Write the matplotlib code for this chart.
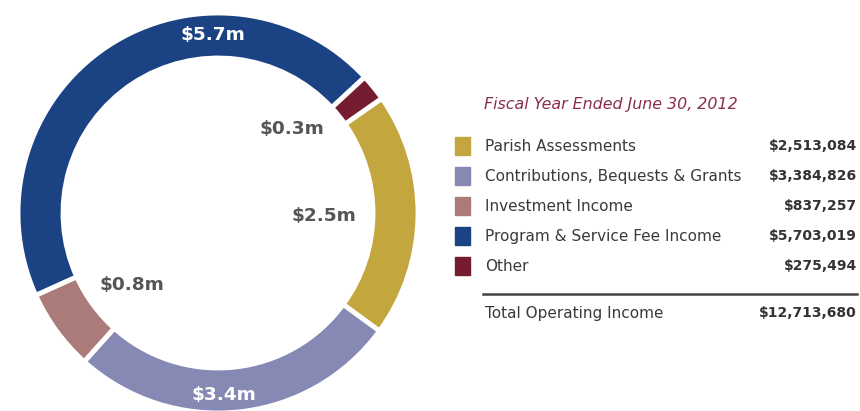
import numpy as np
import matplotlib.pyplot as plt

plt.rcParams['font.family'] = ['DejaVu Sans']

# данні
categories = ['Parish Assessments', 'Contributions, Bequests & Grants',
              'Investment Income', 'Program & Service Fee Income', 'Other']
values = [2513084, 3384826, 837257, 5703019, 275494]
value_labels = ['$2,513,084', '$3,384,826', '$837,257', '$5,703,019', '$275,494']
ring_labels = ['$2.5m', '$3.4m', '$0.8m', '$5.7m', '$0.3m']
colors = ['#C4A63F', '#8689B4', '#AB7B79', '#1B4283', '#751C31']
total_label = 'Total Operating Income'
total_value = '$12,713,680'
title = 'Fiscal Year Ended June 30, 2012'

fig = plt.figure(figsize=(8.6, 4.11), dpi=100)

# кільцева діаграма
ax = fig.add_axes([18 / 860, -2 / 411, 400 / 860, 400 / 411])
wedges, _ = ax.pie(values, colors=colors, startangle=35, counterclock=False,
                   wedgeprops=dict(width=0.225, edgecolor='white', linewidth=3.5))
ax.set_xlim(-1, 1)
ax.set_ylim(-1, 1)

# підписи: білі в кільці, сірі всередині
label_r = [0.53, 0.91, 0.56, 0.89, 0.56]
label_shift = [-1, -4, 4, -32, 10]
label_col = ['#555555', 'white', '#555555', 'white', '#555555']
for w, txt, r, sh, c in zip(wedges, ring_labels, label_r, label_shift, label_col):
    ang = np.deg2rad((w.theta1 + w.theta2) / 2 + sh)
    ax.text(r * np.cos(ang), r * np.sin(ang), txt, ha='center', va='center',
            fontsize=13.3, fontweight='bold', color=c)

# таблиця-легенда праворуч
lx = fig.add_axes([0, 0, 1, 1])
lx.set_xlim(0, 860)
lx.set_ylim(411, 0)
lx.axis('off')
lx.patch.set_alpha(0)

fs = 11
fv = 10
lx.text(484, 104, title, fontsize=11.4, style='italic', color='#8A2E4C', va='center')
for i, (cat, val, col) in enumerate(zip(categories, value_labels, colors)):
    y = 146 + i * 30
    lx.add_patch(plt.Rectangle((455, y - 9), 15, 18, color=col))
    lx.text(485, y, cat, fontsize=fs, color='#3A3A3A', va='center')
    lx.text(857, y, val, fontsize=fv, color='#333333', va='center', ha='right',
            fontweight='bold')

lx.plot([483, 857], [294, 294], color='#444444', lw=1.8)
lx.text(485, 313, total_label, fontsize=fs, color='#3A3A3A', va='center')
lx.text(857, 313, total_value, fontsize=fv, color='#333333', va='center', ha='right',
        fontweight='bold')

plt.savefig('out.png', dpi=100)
==
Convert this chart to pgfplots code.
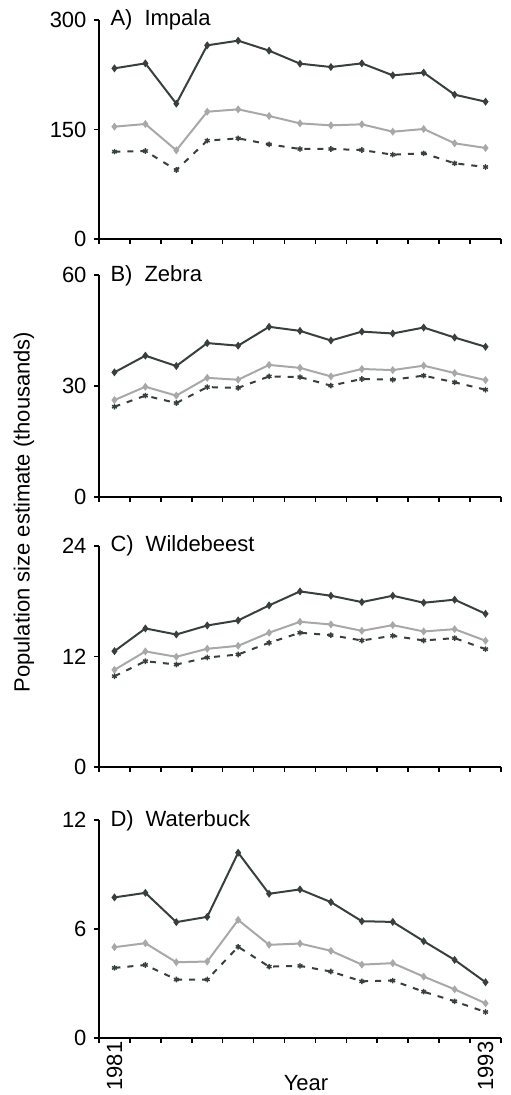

INSTRUCTIONS TO FOLLOW. Above are records with pictures. Reproduce exactly only the lines from the line with "Write the matplotlib code for this chart." through the line with "lx.patch.set_alpha(0)", both ends included, and leave the pictures out.

OUTPUT BELOW.
Write the matplotlib code for this chart.
import numpy as np
import matplotlib.pyplot as plt

plt.rcParams['font.family'] = ['DejaVu Sans']

# данні
categories = ['Parish Assessments', 'Contributions, Bequests & Grants',
              'Investment Income', 'Program & Service Fee Income', 'Other']
values = [2513084, 3384826, 837257, 5703019, 275494]
value_labels = ['$2,513,084', '$3,384,826', '$837,257', '$5,703,019', '$275,494']
ring_labels = ['$2.5m', '$3.4m', '$0.8m', '$5.7m', '$0.3m']
colors = ['#C4A63F', '#8689B4', '#AB7B79', '#1B4283', '#751C31']
total_label = 'Total Operating Income'
total_value = '$12,713,680'
title = 'Fiscal Year Ended June 30, 2012'

fig = plt.figure(figsize=(8.6, 4.11), dpi=100)

# кільцева діаграма
ax = fig.add_axes([18 / 860, -2 / 411, 400 / 860, 400 / 411])
wedges, _ = ax.pie(values, colors=colors, startangle=35, counterclock=False,
                   wedgeprops=dict(width=0.225, edgecolor='white', linewidth=3.5))
ax.set_xlim(-1, 1)
ax.set_ylim(-1, 1)

# підписи: білі в кільці, сірі всередині
label_r = [0.53, 0.91, 0.56, 0.89, 0.56]
label_shift = [-1, -4, 4, -32, 10]
label_col = ['#555555', 'white', '#555555', 'white', '#555555']
for w, txt, r, sh, c in zip(wedges, ring_labels, label_r, label_shift, label_col):
    ang = np.deg2rad((w.theta1 + w.theta2) / 2 + sh)
    ax.text(r * np.cos(ang), r * np.sin(ang), txt, ha='center', va='center',
            fontsize=13.3, fontweight='bold', color=c)

# таблиця-легенда праворуч
lx = fig.add_axes([0, 0, 1, 1])
lx.set_xlim(0, 860)
lx.set_ylim(411, 0)
lx.axis('off')
lx.patch.set_alpha(0)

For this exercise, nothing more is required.